AN APPLE EACH DAY MAKES THE DEALER happy
Sweeping from the top, we compare DEALER with HAPPY. No swap there, so we keep going, comparing THE with DEALER. Yes: We swap and flag the higher value (THE). Completing the sweep, we get:
an apple day EACH dealer MAKES THE happy
Note the flags. The words EACH, MAKES, and THE have moved up, and they're marked as candidates for the next sweep. Only these three words will be compared with the words above.
By the way, we can also mark EACH as the bottom point in our next sweep. We'll never need to go below this. In fact, we can now output the words AN, APPLE, and DAY—that part of the sort is now complete.
Continuing on the next sweep, THE and HAPPY are out of order and are swapped. MAKES and HAPPY are also out of order, so that exchange takes place, also. DEALER is not flagged, so it's not compared with happy. Instead, we move on and find that EACH and DEALER are out of order. The result:
an apple day dealer EACH happy MAKES the
At this point, we know that the sort is complete up to and including the word DEALER. In fact, the whole sort is complete, but we don't know that yet. We'll find that out when we make the last two comparisons (MAKES versus THE, and EACH versus HAPPY).
Below is a simple demonstration program showing the method. Keep in mind that even with these revisions, the bubble sort is not in a league with the N Log N sorting methods mentioned above. It does, however, run quite a bit faster than it would otherwise.

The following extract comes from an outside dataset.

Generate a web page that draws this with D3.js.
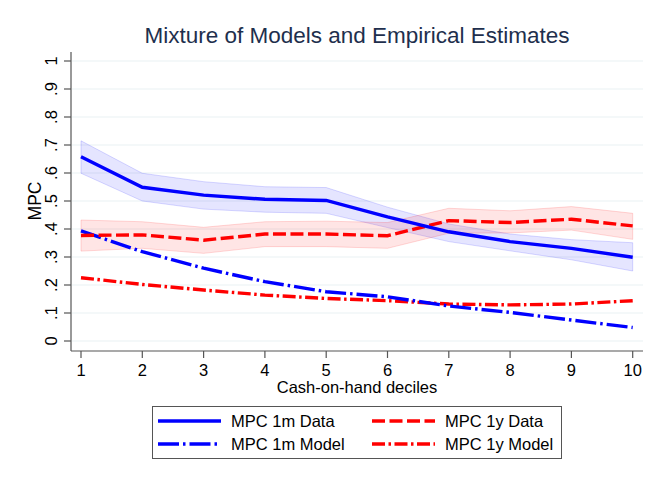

The program invites you to input a number of names (or words). It places these words in an array (or table) called N$. In a practical data processing operation, it's likely these names would be input from a file.
At line 180, we start the sort. J tells us how many items are completely sorted (and output) so far. Its initial value is 0. Lines 190–220 build the index array. With no sorting information so far, the index is simple: The first item will be 1, the next will be 2, the next, 3, and so on.
One special aspect of the index array: It also holds the flag that tells us whether or not a value needs to be compared with the next higher value. It does this by taking on a negative value. At the start, we want to compare all values except the top one, so all elements of array I are made negative.
Last adjustment before we go into the sort proper: When we do a sweep, how far down should we go? Variable J8 holds this value, and at the beginning, we set this to value 1, since we want to sweep all the way down the first time.
Here, we are at line 240. We'll come back here to start a new sweep. Take the value of J8 and copy it to J7. J8 will be set above the top of the list. As we sweep, we'll update it.
The loop from line 250 to 330 performs the sweep by itself. We're working at position J9 in the index table. From this table, we extract the identity of the actual strings to be compared from positions J9 and J9 + 1. These identity numbers are called X2 and J3—but wait—X2 might be negative (the flag). Indeed, we'll only do the comparison if X2 is negative. Let's get the positive value by using the absolute value function, ABS, calling the result J2.
If X2 is positive, we don't need to do a comparison and can skip to the NEXT statement at line 330. Otherwise, we compare items J2 and J3. If they're in the wrong order, we need do several things. We swap the index entries (not the data), remembering to flag the upper value by making it negative. And we note, in variable J8, that on the next sweep, we must come down at least this far.
After completing a sweep, we clear the flag in the topmost entry, again using the ABS function. At this point, we would expect a conventional bubble sort to go back and do another sweep, if necessary. Not this one. We'll do some output first.
At line 350, we allow our output pointer (J) to almost catch up with outsweep pointer (J8), sending output as we go. We'll always output something on each sweep. When we've caught up to J8, back we go to do another sweep—unless we're finished and have already output everything.
The new, improved bubble sort does what I wanted to do in my program. By adding extra logic, I was able to reduce the long sorting time and make this sort practical for my application.